Here are three potential proposals and an assessment of how well they accomplish these two goals:

Plan 1: Allow states to divide their electoral votes based on percentage of votes received.  This accomplishes the first goal.  Ohio's 18 electoral votes are very likely to be split either 9-9 or 10-8 assuming a very close popular vote.  The incentive for a candidate to focus their energy here as opposed to elsewhere is gone.  For voters in non-swing states, they know that their vote may push important electoral votes towards their candidate, regardless of how their state as a whole votes.  Unfortunately, this proposal opens does not fulfill the second goal.  In a state like California, there were roughly ten million votes cast.  Dividing up the states 55 electoral votes, we see that every 18,000 or so votes would yield one electoral vote.  Lawyers for either side could reasonably argue that the ballot-counting was in error by this small amount, greatly increasing the odds that the election will be disputed and that a recount is needed.

Plan 2: Randomly redraw the electoral 'states' and not release the redrawn 'states' until immediately before the election.  The first goal is met for the most part.  Voters in Ohio may be in a redrawn 'state' with parts of Pennsylvania or Indiana.  Or, it could be divided in such a way to only include a small piece of the state.  For certain areas, voters may still believe their vote will not affect the election.  There are certain parts of the country that no redrawing will affect the overall result.  For instance, the areas in and around New York City would be very unlikely to go to a conservative candidate regardless of how the area is delineated, while any area in the Bible Belt would likely go the other way.  The second goal would be mostly accomplished, as the new 'states' should be no more unmanageable than the current states.  However, as voting rules are set out by state law, conflicts will undoubtedly arise if a close race is made up of votes from multiple states.

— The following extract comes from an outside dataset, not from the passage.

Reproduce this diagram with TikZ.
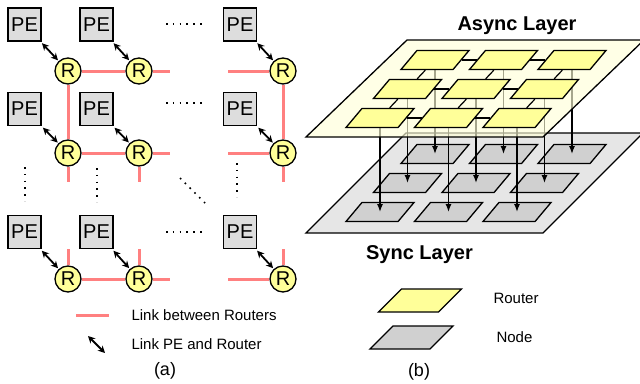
\documentclass[tikz,border=0pt]{standalone}
\usepackage{fontspec}
\setmainfont{Liberation Sans}
\usetikzlibrary{arrows.meta,positioning,shapes.geometric}

\definecolor{peGray}{HTML}{DDDDDD}
\definecolor{rtYellow}{HTML}{FFFF99}
\definecolor{linkRed}{HTML}{FF8080}
\definecolor{asyncFill}{HTML}{FFFFD8}
\definecolor{syncFill}{HTML}{E6E6E6}
\definecolor{nodeGray}{HTML}{D0D0D0}

\pgfdeclarelayer{veil}
\pgfdeclarelayer{front}
\pgfsetlayers{main,veil,front}

\tikzset{
  pe/.style={rectangle,draw,line width=1.5pt,fill=peGray,minimum size=33pt,
    inner sep=0pt,font=\fontsize{20}{24}\selectfont},
  rt/.style={circle,draw,line width=1.3pt,fill=rtYellow,minimum size=26pt,
    inner sep=0pt,font=\fontsize{20}{24}\selectfont},
  dots/.style={line width=1.6pt,dash pattern=on 1.6pt off 5.2pt},
  flat/.style={trapezium,trapezium stretches body,draw,line width=1.3pt,
    inner xsep=0pt,inner ysep=9.5pt,
    trapezium left angle=50,trapezium right angle=130,minimum width=68pt},
  router/.style={flat,fill=rtYellow},
  cell/.style={flat,fill=nodeGray},
  legflat/.style={trapezium left angle=45,trapezium right angle=135,minimum width=83pt,inner ysep=11.5pt},
  legend/.style={anchor=west,font=\fontsize{15}{18}\selectfont},
  title/.style={anchor=base,font=\fontsize{20}{24}\selectfont\bfseries},
  caption/.style={font=\fontsize{18}{22}\selectfont}
}

\begin{document}
\begin{tikzpicture}[x=1pt,y=-1pt]
  \useasboundingbox (0,0) rectangle (640,383);

  % (a) mesh of PEs and routers
  \begin{scope}[every node/.style=pe]
    \node (pe11) at (24.5,24.5) {PE};
    \node (pe12) at (96.5,24.5) {PE};
    \node (pe13) at (240,24.5) {PE};
    \node (pe21) at (24.5,109) {PE};
    \node (pe22) at (96.5,109) {PE};
    \node (pe23) at (240,109) {PE};
    \node (pe31) at (24.5,232) {PE};
    \node (pe32) at (96.5,232) {PE};
    \node (pe33) at (240,232) {PE};
  \end{scope}
  \begin{pgfonlayer}{front}
  \begin{scope}[every node/.style=rt]
    \node (r11) at (68,71) {R};
    \node (r12) at (139,71) {R};
    \node (r13) at (283,71) {R};
    \node (r21) at (68,153) {R};
    \node (r22) at (139,153) {R};
    \node (r23) at (283,153) {R};
    \node (r31) at (68,279) {R};
    \node (r32) at (139,279) {R};
    \node (r33) at (283,279) {R};
  \end{scope}
  \end{pgfonlayer}
  \coordinate (s1a) at (170,71);
  \coordinate (s1b) at (228,71);
  \coordinate (s2a) at (170,153);
  \coordinate (s2b) at (228,153);
  \coordinate (s3a) at (170,279);
  \coordinate (s3b) at (228,279);
  \coordinate (d21) at (68,182);
  \coordinate (d22) at (139,182);
  \coordinate (d23) at (283,182);
  \coordinate (u31) at (68,249);
  \coordinate (u32) at (139,249);
  \coordinate (u33) at (283,249);
  \begin{scope}[every edge/.style={draw=linkRed,line width=3pt}]
    \path (r11) edge (r12);
    \path (r12) edge (s1a);
    \path (s1b) edge (r13);
    \path (r11) edge (r21);
    \path (r13) edge (r23);
    \path (r21) edge (r22);
    \path (r22) edge (s2a);
    \path (s2b) edge (r23);
    \path (r21) edge (d21);
    \path (r22) edge (d22);
    \path (r23) edge (d23);
    \path (u31) edge (r31);
    \path (u32) edge (r32);
    \path (u33) edge (r33);
    \path (r31) edge (r32);
    \path (r32) edge (s3a);
    \path (s3b) edge (r33);
  \end{scope}
  \begin{scope}[>={Stealth[length=7pt,width=7pt]},
      every edge/.style={draw,line width=1.8pt,<->,shorten <=2pt,shorten >=1pt}]
    \path (pe11) edge (r11);
    \path (pe12) edge (r12);
    \path (pe13) edge (r13);
    \path (pe21) edge (r21);
    \path (pe22) edge (r22);
    \path (pe23) edge (r23);
    \path (pe31) edge (r31);
    \path (pe32) edge (r32);
    \path (pe33) edge (r33);
  \end{scope}
  % ellipsis dots
  \draw[dots] (166,24) -- (201.6,24);
  \draw[dots] (166,103) -- (201.6,103);
  \draw[dots] (166,232) -- (201.6,232);
  \draw[dots] (25,167) -- (25,201);
  \draw[dots] (97,168) -- (97,202);
  \draw[dots] (237,163) -- (237,197);
  \draw[dots] (180,178) -- (205,203);
  % legend (a)
  \coordinate (lr1) at (76,315);
  \coordinate (lr2) at (109,315);
  \coordinate (la1) at (88,336);
  \coordinate (la2) at (105,353);
  \path (lr1) edge[draw=linkRed,line width=3pt] (lr2);
  \path (la1) edge[draw,line width=1.8pt,{Stealth[length=7pt,width=7pt]}-{Stealth[length=7pt,width=7pt]}] (la2);
  \node[legend] (txtlink) at (128,315) {Link between Routers};
  \node[legend] (txtpe) at (128,344) {Link PE and Router};
  \node[caption] (capa) at (165,371) {(a)};

  % (b) layers
  \draw[line width=1.3pt,fill=syncFill] (306,233) -- (406,133) -- (643,133) -- (543,233) -- cycle;
  \begin{pgfonlayer}{veil}
    \draw[line width=1.3pt,fill=asyncFill,fill opacity=0.65] (306,137) -- (407,40) -- (644,40) -- (543,137) -- cycle;
  \end{pgfonlayer}
  \node[title] (async) at (517,30) {Async Layer};
  \node[title] (sync) at (419.5,259) {Sync Layer};

  \begin{scope}[every node/.style=cell]
    \node (sn11) at (435,154) {};
    \node (sn12) at (503.5,154) {};
    \node (sn13) at (572,154) {};
    \node (sn21) at (407.5,183) {};
    \node (sn22) at (476,183) {};
    \node (sn23) at (544.5,183) {};
    \node (sn31) at (380,212) {};
    \node (sn32) at (448.5,212) {};
    \node (sn33) at (517,212) {};
  \end{scope}
  \begin{pgfonlayer}{front}
  \begin{scope}[every node/.style=router]
    \node (ar11) at (435,60) {};
    \node (ar12) at (503.5,60) {};
    \node (ar13) at (572,60) {};
    \node (ar21) at (407.5,89) {};
    \node (ar22) at (476,89) {};
    \node (ar23) at (544.5,89) {};
    \node (ar31) at (380,118) {};
    \node (ar32) at (448.5,118) {};
    \node (ar33) at (517,118) {};
  \end{scope}
  \begin{scope}[every edge/.style={draw,line width=1.2pt}]
    \path (ar11) edge (ar12);
    \path (ar12) edge (ar13);
    \path (ar21) edge (ar22);
    \path (ar22) edge (ar23);
    \path (ar31) edge (ar32);
    \path (ar32) edge (ar33);
    \path (ar11) edge (ar21);
    \path (ar12) edge (ar22);
    \path (ar13) edge (ar23);
    \path (ar21) edge (ar31);
    \path (ar22) edge (ar32);
    \path (ar23) edge (ar33);
  \end{scope}
  \end{pgfonlayer}
  \begin{scope}[every edge/.style={draw,line width=1.3pt,-{Latex[length=8pt,width=6pt]}}]
    \path (ar11) edge (sn11.center);
    \path (ar12) edge (sn12.center);
    \path (ar13) edge (sn13.center);
    \path (ar21) edge (sn21.center);
    \path (ar22) edge (sn22.center);
    \path (ar23) edge (sn23.center);
    \path (ar31) edge (sn31.center);
    \path (ar32) edge (sn32.center);
    \path (ar33) edge (sn33.center);
  \end{scope}
  % legend (b)
  \node[router,legflat] (legrt) at (420,300.5) {};
  \node[cell,legflat] (legsn) at (411.5,337.5) {};
  \node[legend] (txtrt) at (490,298) {Router};
  \node[legend] (txtsn) at (493,337) {Node};
  \node[caption] (capb) at (419,371.5) {(b)};
\end{tikzpicture}
\end{document}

Plan 3: Randomly pair up the states.  The election would occur as it always does, but with one extra step.  After all votes are cast, each of the 50 states (sorry, DC) are thrown into a hat (not a literal hat, but if a literal hat, definitely one of those Uncle Sam top hats).  Two states are selected at random and the aggregate popular vote of the two states determines where combined electoral votes of the two states are allocated.  For example, lets say that Obama wins Ohio by 30,000 votes and Romney wins Georgia by 90,000 votes.  If those two states are randomly paired up, Romney would win all of Georgia's electoral votes AND all of Ohio's electoral votes.  The selections would continue until all fifty states are paired up.  Crazy, right?  Crazy awesome.  Based on the two part test, this one passes on both counts.  Regardless of how your individual state votes, each vote is important as voters do not know what pool of voters will be included in their count.  Also, recounts are no more likely.  While a recount of dual-state outcome would require two states to conduct a recount, there would only be twenty-five dual-state outcomes as opposed to the current fifty state outcomes.  Plus, every state would have equal recount risk, as opposed to just Florida, Ohio and the rest of the swing states.  The basic fact that all states may face a recount supports our first goal: that each vote is equally likely to affect the final outcome.

Plan 3 will never happen, despite how much I would want to watch the live state pairing selection show (would this be the highest rated show in history?) and the drama that would follow.  But this approach is superior to the current format.  After all, is anything more ridiculous than having a federal election determined by the people of Ohio?